One final thought, and this ties in with Robert Hunter’s notion that DRI enhances scrap usage and does not displace it. What’s to discourage some rebar and structural mills in the U.S. from using DRI? They do it in the Middle East. The point is simply this: DRI’s higher iron content could pave the way for some of these mills to use less desirable but cheaper grades of ferrous scrap. This could include grades like mixed machine shop turnings, which some already use, and, Heaven forbid, even the dregs of the ferrous scrap supply pipeline—burned muni scrap.
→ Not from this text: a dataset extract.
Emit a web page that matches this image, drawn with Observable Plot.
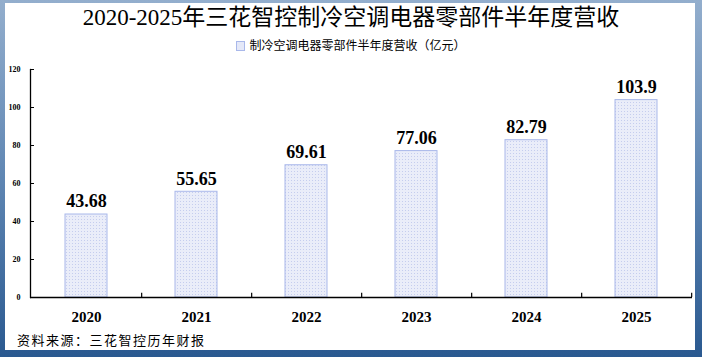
<!DOCTYPE html>
<html><head><meta charset="utf-8">
<script src="https://cdn.jsdelivr.net/npm/d3@7"></script>
<script src="https://cdn.jsdelivr.net/npm/@observablehq/plot@0.6"></script>
<style>
html,body{margin:0;padding:0;background:#fff;}
#frame{position:relative;width:702px;height:357px;background:linear-gradient(to bottom,#93aecd 0%,#5f86b3 50%,#2a5990 100%);overflow:hidden;}
#inner{position:absolute;left:5px;top:3px;width:690px;height:347px;background:#fff;}
#title{position:absolute;left:0;top:5px;width:702px;text-align:center;font:23px/26px "Liberation Serif","Times New Roman","Noto Sans CJK SC",serif;color:#000;}
#legend{position:absolute;left:0;top:39px;width:702px;text-align:center;font:12px/14px "Liberation Serif","Noto Sans CJK SC",serif;color:#000;}
#legend .sw{display:inline-block;width:9px;height:10px;background:#e4e8f8;border:1px solid #a9b8ea;box-sizing:border-box;vertical-align:-1px;margin-right:4px;}
#chart{position:absolute;left:0;top:60px;}
#chart svg{overflow:visible;}
#caption{position:absolute;left:17px;top:332px;font:13px/16px "Noto Sans CJK SC",serif;letter-spacing:1.5px;color:#000;}
</style></head>
<body>
<div id="frame">
  <div id="inner"></div>
  <div id="title">2020-2025年三花智控制冷空调电器零部件半年度营收</div>
  <div id="legend"><span class="sw"></span>制冷空调电器零部件半年度营收（亿元）</div>
  <div id="chart"></div>
  <div id="caption">资料来源：三花智控历年财报</div>
</div>
<script>
const years = ["2020", "2021", "2022", "2023", "2024", "2025"];
const revenue = [43.68, 55.65, 69.61, 77.06, 82.79, 103.9];
const valueLabels = ["43.68", "55.65", "69.61", "77.06", "82.79", "103.9"];
const yTicks = [0, 20, 40, 60, 80, 100, 120];

const data = years.map((y, i) => ({year: y, value: revenue[i], label: valueLabels[i]}));

const W = 702, H = 270, ML = 30, MR = 10, MT = 9, MB = 33;
const step = (W - ML - MR) / years.length;
const serif = "'Liberation Serif', 'Times New Roman', serif";

const plot = Plot.plot({
  width: W, height: H,
  marginLeft: ML, marginRight: MR, marginTop: MT, marginBottom: MB,
  style: {background: "transparent", fontFamily: serif, color: "#000", overflow: "visible"},
  x: {domain: years, paddingInner: 0.62, paddingOuter: 0.31, label: null},
  y: {domain: [0, 120], label: null},
  marks: [
    Plot.barY(data, {x: "year", y: "value", fill: "url(#dotpat)", stroke: "#a9b8ea", strokeWidth: 1}),
    Plot.ruleY([0], {stroke: "#000", strokeWidth: 1.3}),
    Plot.frame({anchor: "left", stroke: "#000", strokeWidth: 1.3}),
    Plot.ruleX(years, {x: d => d, y1: 0, y2: 2.2, dx: step / 2, stroke: "#000", strokeWidth: 1.2}),
    Plot.axisY(yTicks, {tickSize: 0, tickPadding: 10, fontSize: 8, fontWeight: "bold", label: null}),
    Plot.axisY(yTicks, {tickSize: 4, dx: 4, tickFormat: () => "", label: null}),
    Plot.axisX({tickSize: 0, tickPadding: 14, fontSize: 15, fontWeight: "bold", label: null}),
    Plot.text(data, {x: "year", y: "value", text: "label", dy: -13, fontSize: 18, fontWeight: "bold", fontFamily: serif})
  ]
});

const defs = d3.select(plot).insert("defs", ":first-child");
const pat = defs.append("pattern").attr("id", "dotpat").attr("width", 3).attr("height", 3).attr("patternUnits", "userSpaceOnUse");
pat.append("rect").attr("width", 3).attr("height", 3).attr("fill", "#eaedf9");
pat.append("rect").attr("width", 1).attr("height", 1).attr("fill", "#c5cdee");

document.getElementById("chart").appendChild(plot);
</script>
</body></html>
Or, and this is purely speculative, what about as another raw material stream when shredded scrap is in tight supply, as has been the situation at times this year when DRI was available at lower or competitive prices? Several of the long products mills tapped the busheling supply last year when shredded was tight. Busheling and bundles were plentiful and available at cheaper prices. This was perhaps the longest period in which busheling and shredded prices were upside down, as some in the scrap and steel industry might say, or in backwardation, to use commodities markets language. They were that way for close to a year in several key steelmaking cities like Chicago, Detroit and Cleveland.

Again, these are just speculative ideas, or perhaps I should say, they seem to be at this time!